The government alleged that Sutter Health knowingly submitted unsupported diagnosis codes for certain patient encounters for beneficiaries under its care. These unsupported diagnosis codes caused inflated payments to be made to the plans and to Sutter Health. The lawsuit further alleged that, once Sutter Health became aware of these unsupported diagnosis codes, it failed to take sufficient corrective action to identify and delete additional unsupported diagnosis codes.

The claims resolved by the settlement are allegations only and there has been no determination of liability.

Comment by: Don McCanne

Sutter Health does not have a reputation of being a crooked organization. But here they have agreed to pay a penalty for knowingly submitting inaccurate information about the health status of beneficiaries enrolled in Medicare Advantage Plans. So what happened?

The primary culprits are Congress and the prior administrations. We had a publicly administered program, Medicare, that required updating so that it would function better for the beneficiaries and provide better value to the taxpayers. Instead of making the appropriate adjustments in this social program, they decided to turn it over to the private sector in the form of private Medicare Advantage plans. Thus, rather than being operated as a social insurance program primarily serving the interests of the patients, it was operated as a private business model serving the interests of the investing entity, whether nominally for profit or non-profit.

Should we have been relying on Sutter, or any other sector in the health care delivery system, to override the business model presented to them and provide their services based on a public social insurance model? That’s not the way it works.

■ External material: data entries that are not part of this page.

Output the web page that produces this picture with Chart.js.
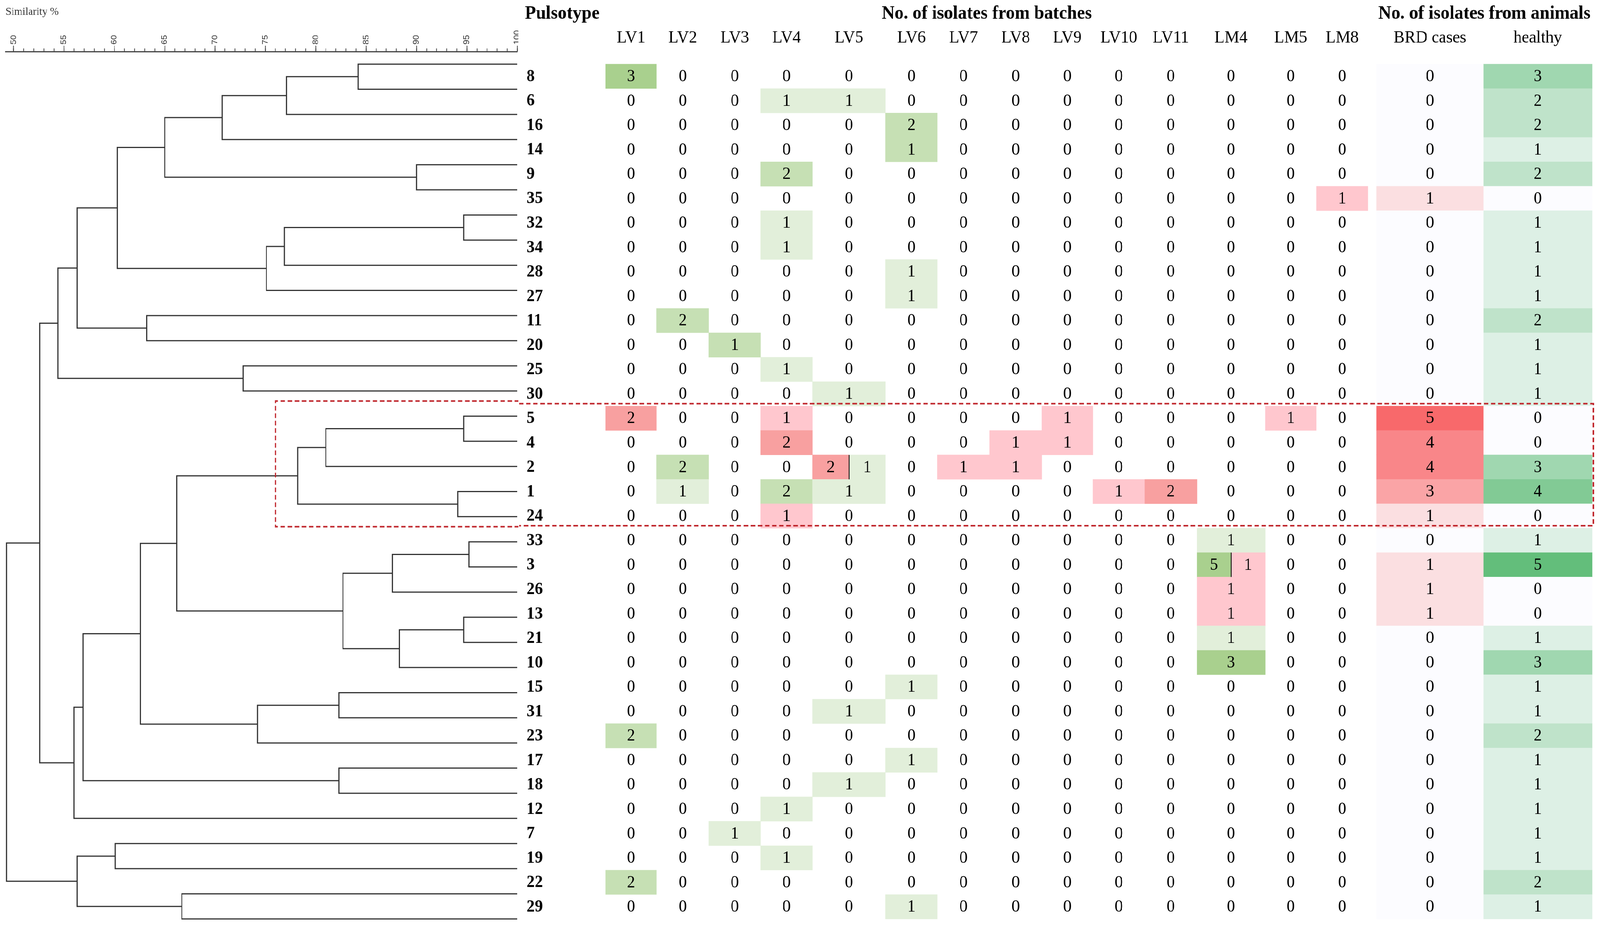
<!DOCTYPE html>
<html>
<head>
<meta charset="utf-8">
<script src="https://cdn.jsdelivr.net/npm/chart.js@4.4.1/dist/chart.umd.min.js"></script>
<style>
  html, body { margin: 0; padding: 0; background: #ffffff; overflow: hidden; }
  #stage { position: absolute; left: 0; top: 0; width: 4285px; height: 2399px; transform-origin: 0 0; }
  #dendroBox { position: absolute; left: 0; top: 0; width: 1388px; height: 2399px; }
  #tableBox { position: absolute; left: 1388px; top: 0; width: 2897px; height: 2399px; }
</style>
</head>
<body>
<div id="stage">
  <div id="dendroBox"><canvas id="dendro"></canvas></div>
  <div id="tableBox"><canvas id="table"></canvas></div>
</div>
<script>
// ---------------- DATA ----------------
const axisLabel = 'Similarity %';
const pulsotypes = ['8','6','16','14','9','35','32','34','28','27','11','20','25','30',
  '5','4','2','1','24','33','3','26','13','21','10','15','31','23','17','18','12','7','19','22','29'];

// UPGMA merges: [node id, child A, child B, similarity %]
const merges = [
  ['n1','8','6',84.2], ['n2','n1','16',77.1], ['n3','n2','14',70.7], ['n4','9','35',90.0],
  ['n5','n3','n4',65.0], ['n6','32','34',94.7], ['n7','n6','28',76.9], ['n8','n7','27',75.1],
  ['n9','n5','n8',60.3], ['n10','11','20',63.2], ['n11','n9','n10',56.3], ['n12','25','30',72.8],
  ['n13','n11','n12',54.4], ['n14','5','4',94.7], ['n15','n14','2',81.0], ['n16','1','24',94.1],
  ['n17','n15','n16',78.2], ['n18','33','3',95.2], ['n19','n18','26',87.6], ['n20','13','21',94.7],
  ['n21','n20','10',88.3], ['n22','n19','n21',82.7], ['n23','n17','n22',66.2], ['n24','15','31',82.3],
  ['n25','n24','23',74.2], ['n26','n23','n25',62.6], ['n27','17','18',82.3], ['n28','n26','n27',56.9],
  ['n29','n28','12',56.0], ['n30','n13','n29',52.6], ['n31','7','19',60.1], ['n32','22','29',66.7],
  ['n33','n31','n32',56.3], ['n34','n30','n33',49.3]
];

const groupTitles = ['Pulsotype', 'No. of isolates from batches', 'No. of isolates from animals'];
const batches = ['LV1','LV2','LV3','LV4','LV5','LV6','LV7','LV8','LV9','LV10','LV11','LM4','LM5','LM8'];
const animalGroups = ['BRD cases', 'healthy'];

// non-zero batch counts: [pulsotype, batch, isolates, origin (H healthy / B BRD case), shade level]
const batchIsolates = [
  ['8','LV1',3,'H',3],
  ['6','LV4',1,'H',1], ['6','LV5',1,'H',1],
  ['16','LV6',2,'H',2],
  ['14','LV6',1,'H',2],
  ['9','LV4',2,'H',2],
  ['35','LM8',1,'B',1],
  ['32','LV4',1,'H',1], ['34','LV4',1,'H',1],
  ['28','LV6',1,'H',1], ['27','LV6',1,'H',1],
  ['11','LV2',2,'H',2],
  ['20','LV3',1,'H',2],
  ['25','LV4',1,'H',1],
  ['30','LV5',1,'H',1],
  ['5','LV1',2,'B',2], ['5','LV4',1,'B',1], ['5','LV9',1,'B',1], ['5','LM5',1,'B',1],
  ['4','LV4',2,'B',2], ['4','LV8',1,'B',1], ['4','LV9',1,'B',1],
  ['2','LV2',2,'H',2], ['2','LV5',2,'B',2], ['2','LV5',1,'H',1], ['2','LV7',1,'B',1], ['2','LV8',1,'B',1],
  ['1','LV2',1,'H',1], ['1','LV4',2,'H',2], ['1','LV5',1,'H',1], ['1','LV10',1,'B',1], ['1','LV11',2,'B',2],
  ['24','LV4',1,'B',1],
  ['33','LM4',1,'H',1],
  ['3','LM4',5,'H',3], ['3','LM4',1,'B',1],
  ['26','LM4',1,'B',1], ['13','LM4',1,'B',1],
  ['21','LM4',1,'H',1], ['10','LM4',3,'H',3],
  ['15','LV6',1,'H',1], ['31','LV5',1,'H',1], ['23','LV1',2,'H',2],
  ['17','LV6',1,'H',1], ['18','LV5',1,'H',1], ['12','LV4',1,'H',1],
  ['7','LV3',1,'H',1], ['19','LV4',1,'H',1], ['22','LV1',2,'H',2], ['29','LV6',1,'H',1]
];

const brdCases =       [0,0,0,0,0,1,0,0,0,0,0,0,0,0,5,4,4,3,1,0,1,1,1,0,0,0,0,0,0,0,0,0,0,0,0];
const healthyAnimals = [3,2,2,1,2,0,1,1,1,1,2,1,1,1,0,0,3,4,0,1,5,0,0,1,3,1,1,2,1,1,1,1,1,2,1];

const highlightedCluster = ['5', '24'];

// ---------------- LAYOUT / STYLE ----------------
const PAGE_W = 4285, PAGE_H = 2399;
const ROW_TOP = 132, BOTTOM_PAD = 14;
const boxLeftSimilarity = 76.0;
const labelColWidth = 232;
const batchColWidths = [137,140,139,139,196,139,140,140,137,139,140,183,137,139];
const gapWidth = 23;
const animalColWidths = [286, 292];
const rightMargin = 19;
const serif = '"Liberation Serif", "Times New Roman", serif';
const sans = '"Liberation Sans", Arial, sans-serif';
const axisFontSize = 22;
const greenShades = {1: '#e2efda', 2: '#c6e0b4', 3: '#a9d08e'};
const redShades = {1: '#ffc7ce', 2: '#f8a0a0'};
const boxColor = '#c0272d';
const treeColor = '#333333';

// fit the 4285x2399 drawing into the actual viewport
(function fitStage() {
  const vw = window.innerWidth || PAGE_W, vh = window.innerHeight || PAGE_H;
  document.getElementById('stage').style.transform = `scale(${vw / PAGE_W}, ${vh / PAGE_H})`;
})();

// ---------------- DENDROGRAM ----------------
const nodes = {};
pulsotypes.forEach((p, i) => { nodes[p] = {x: 100, y: i}; });
const treeDatasets = merges.map(([id, a, b, sim]) => {
  const A = nodes[a], B = nodes[b];
  nodes[id] = {x: sim, y: (A.y + B.y) / 2};
  return {
    data: [{x: A.x, y: A.y}, {x: sim, y: A.y}, {x: sim, y: B.y}, {x: B.x, y: B.y}],
    showLine: true, borderColor: treeColor, borderWidth: 3, pointRadius: 0, fill: false, clip: false
  };
});
const boxTop = pulsotypes.indexOf(highlightedCluster[0]) - 0.6;
const boxBottom = pulsotypes.indexOf(highlightedCluster[1]) + 0.4;

new Chart(document.getElementById('dendro'), {
  type: 'scatter',
  data: {
    datasets: [
      {
        data: [{x: 100.2, y: boxTop}, {x: boxLeftSimilarity, y: boxTop}, {x: boxLeftSimilarity, y: boxBottom}, {x: 100.2, y: boxBottom}],
        showLine: true, borderColor: boxColor, borderWidth: 4, borderDash: [12, 7], pointRadius: 0, fill: false, clip: false
      },
      ...treeDatasets
    ]
  },
  options: {
    responsive: true, maintainAspectRatio: false, animation: false,
    layout: {padding: {left: 15, right: 3, top: 0, bottom: BOTTOM_PAD}},
    plugins: {legend: {display: false}, tooltip: {enabled: false}},
    scales: {
      x: {
        type: 'linear', position: 'top', min: 49.2, max: 100, weight: 1,
        ticks: {stepSize: 5, includeBounds: false, minRotation: 90, maxRotation: 90, autoSkip: false,
          labelOffset: axisFontSize * 1.2, padding: 3, color: '#333', font: {family: sans, size: axisFontSize}},
        grid: {drawOnChartArea: false, drawTicks: true, tickLength: 15, tickColor: '#444', tickWidth: 2},
        border: {display: true, color: '#444', width: 3},
        title: {display: true, text: axisLabel, align: 'start', color: '#333',
          font: {family: serif, size: 28}, padding: {top: 14, bottom: 0}},
        afterFit: s => { s.height = ROW_TOP; }
      },
      xm: {
        type: 'linear', position: 'top', min: 49.2, max: 100, weight: 0,
        ticks: {stepSize: 1, includeBounds: false, display: false},
        grid: {drawOnChartArea: false, drawTicks: true, tickLength: 8, tickColor: '#444', tickWidth: 2},
        border: {display: false},
        afterFit: s => { s.height = 0; }
      },
      y: {type: 'linear', min: -0.5, max: pulsotypes.length - 0.5, reverse: true, display: false}
    }
  }
});

// ---------------- TABLE (heatmap) ----------------
let cur = 0;
const labelCol = [cur, cur + labelColWidth]; cur += labelColWidth;
const batchEdges = batchColWidths.map(w => { const e = [cur, cur + w]; cur += w; return e; });
cur += gapWidth;
const animalEdges = animalColWidths.map(w => { const e = [cur, cur + w]; cur += w; return e; });
const boxRight = cur + 3;
const totalWidth = cur + rightMargin;
const mid = e => (e[0] + e[1]) / 2;

const cellMap = pulsotypes.map(() => batches.map(() => []));
batchIsolates.forEach(([p, b, n, origin, shade]) => {
  cellMap[pulsotypes.indexOf(p)][batches.indexOf(b)].push({n, origin, shade});
});

const batchCellData = [], batchCellColors = [], dividerDatasets = [];
cellMap.forEach((row, i) => {
  row.forEach((parts, c) => {
    const [x0, x1] = batchEdges[c];
    const w = (x1 - x0) / (parts.length || 1);
    parts.forEach((e, k) => {
      batchCellData.push({y: i, x: [x0 + w * k, x0 + w * (k + 1)]});
      batchCellColors.push(e.origin === 'H' ? greenShades[e.shade] : redShades[e.shade]);
      if (k > 0) {
        dividerDatasets.push({
          type: 'line', order: 1,
          data: [{x: x0 + w * k, y: i - 0.5}, {x: x0 + w * k, y: i + 0.5}],
          borderColor: '#000', borderWidth: 2, pointRadius: 0, fill: false
        });
      }
    });
  });
});

function scaleColor(v, max, to) {
  const from = [252, 252, 255];
  const t = max ? v / max : 0;
  const c = from.map((f, k) => Math.round(f + (to[k] - f) * t));
  return `rgb(${c[0]},${c[1]},${c[2]})`;
}
const maxBrd = Math.max(...brdCases), maxHealthy = Math.max(...healthyAnimals);

const headerCenters = [...batchEdges.map(mid), ...animalEdges.map(mid)];
const headerLabels = [...batches, ...animalGroups];
const groupCenters = [mid(labelCol), (batchEdges[0][0] + batchEdges[batchEdges.length - 1][1]) / 2,
  (animalEdges[0][0] + animalEdges[animalEdges.length - 1][1]) / 2];

const cellTextPlugin = {
  id: 'cellText',
  afterDatasetsDraw(chart) {
    const {ctx, scales: {x, y}} = chart;
    ctx.save();
    ctx.fillStyle = '#000';
    ctx.textBaseline = 'middle';
    pulsotypes.forEach((p, i) => {
      const py = y.getPixelForValue(i) + 1;
      ctx.font = `bold 44px ${serif}`;
      ctx.textAlign = 'left';
      ctx.fillText(p, x.getPixelForValue(labelCol[0] + 20), py);
      ctx.font = `44px ${serif}`;
      ctx.textAlign = 'center';
      cellMap[i].forEach((parts, c) => {
        const [x0, x1] = batchEdges[c];
        if (!parts.length) {
          ctx.fillText('0', x.getPixelForValue((x0 + x1) / 2), py);
        } else {
          const w = (x1 - x0) / parts.length;
          parts.forEach((e, k) => ctx.fillText(String(e.n), x.getPixelForValue(x0 + w * (k + 0.5)), py));
        }
      });
      ctx.fillText(String(brdCases[i]), x.getPixelForValue(mid(animalEdges[0])), py);
      ctx.fillText(String(healthyAnimals[i]), x.getPixelForValue(mid(animalEdges[1])), py);
    });
    ctx.restore();
  }
};

new Chart(document.getElementById('table'), {
  type: 'bar',
  data: {
    datasets: [
      {
        type: 'line', order: 0,
        data: [{x: 0, y: boxTop}, {x: boxRight, y: boxTop}, {x: boxRight, y: boxBottom}, {x: 0, y: boxBottom}],
        borderColor: boxColor, borderWidth: 4, borderDash: [12, 7], pointRadius: 0, fill: false, clip: false
      },
      ...dividerDatasets,
      {order: 2, data: batchCellData, backgroundColor: batchCellColors},
      {order: 3, data: brdCases.map((v, i) => ({y: i, x: animalEdges[0]})),
        backgroundColor: brdCases.map(v => scaleColor(v, maxBrd, [248, 105, 107]))},
      {order: 3, data: healthyAnimals.map((v, i) => ({y: i, x: animalEdges[1]})),
        backgroundColor: healthyAnimals.map(v => scaleColor(v, maxHealthy, [99, 190, 123]))}
    ]
  },
  options: {
    indexAxis: 'y',
    responsive: true, maintainAspectRatio: false, animation: false,
    layout: {padding: {left: 0, right: 0, top: 0, bottom: BOTTOM_PAD}},
    plugins: {legend: {display: false}, tooltip: {enabled: false}},
    datasets: {bar: {grouped: false, barPercentage: 1, categoryPercentage: 1, borderWidth: 0}},
    scales: {
      x: {
        type: 'linear', position: 'top', min: 0, max: totalWidth, weight: 0,
        grid: {display: false, drawTicks: false}, border: {display: false},
        afterBuildTicks: s => { s.ticks = headerCenters.map(v => ({value: v})); },
        ticks: {autoSkip: false, minRotation: 0, maxRotation: 0, padding: 8, color: '#000',
          font: {family: serif, size: 44}, callback: (v, i) => headerLabels[i]},
        afterFit: s => { s.height = 66; }
      },
      x2: {
        type: 'linear', position: 'top', min: 0, max: totalWidth, weight: 1,
        grid: {display: false, drawTicks: false}, border: {display: false},
        afterBuildTicks: s => { s.ticks = groupCenters.map(v => ({value: v})); },
        ticks: {autoSkip: false, minRotation: 0, maxRotation: 0, padding: 2, color: '#000',
          font: {family: serif, size: 48, weight: 'bold'}, callback: (v, i) => groupTitles[i]},
        afterFit: s => { s.height = ROW_TOP - 66; }
      },
      y: {
        type: 'linear', min: -0.5, max: pulsotypes.length - 0.5, reverse: true, display: false,
        afterBuildTicks: s => { s.ticks = pulsotypes.map((_, i) => ({value: i})); }
      }
    }
  },
  plugins: [cellTextPlugin]
});
</script>
</body>
</html>
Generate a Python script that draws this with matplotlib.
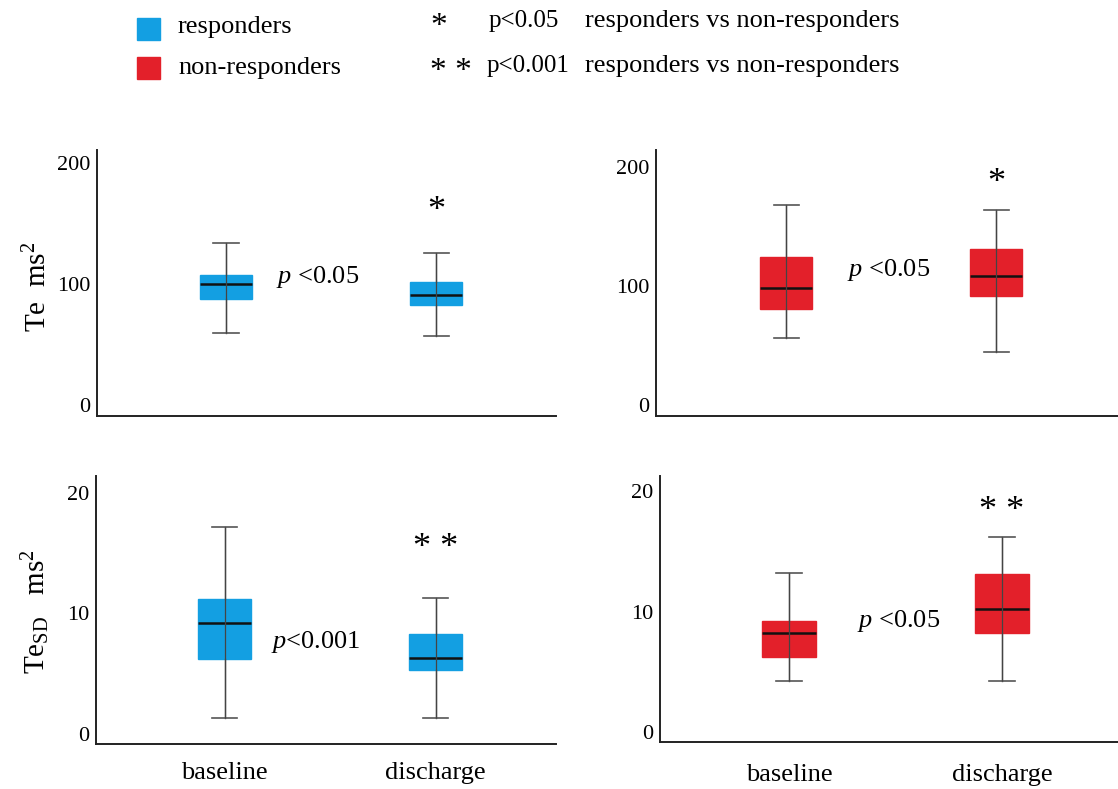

You know, we don’t have to continue to cater to the private insurers at a cost to the beneficiary-taxpayers. We can eliminate the private insurance business model and proceed with efforts to improve the Medicare public social insurance program. The vision we have had would be such a beneficial program that it would be appropriate to extend it to everyone and thus eliminate many of the injustices in our health care system. Health justice for all. Although it took the efforts of our Department of Justice to publicize that conclusion, that is also our message here at Health Justice Monitor.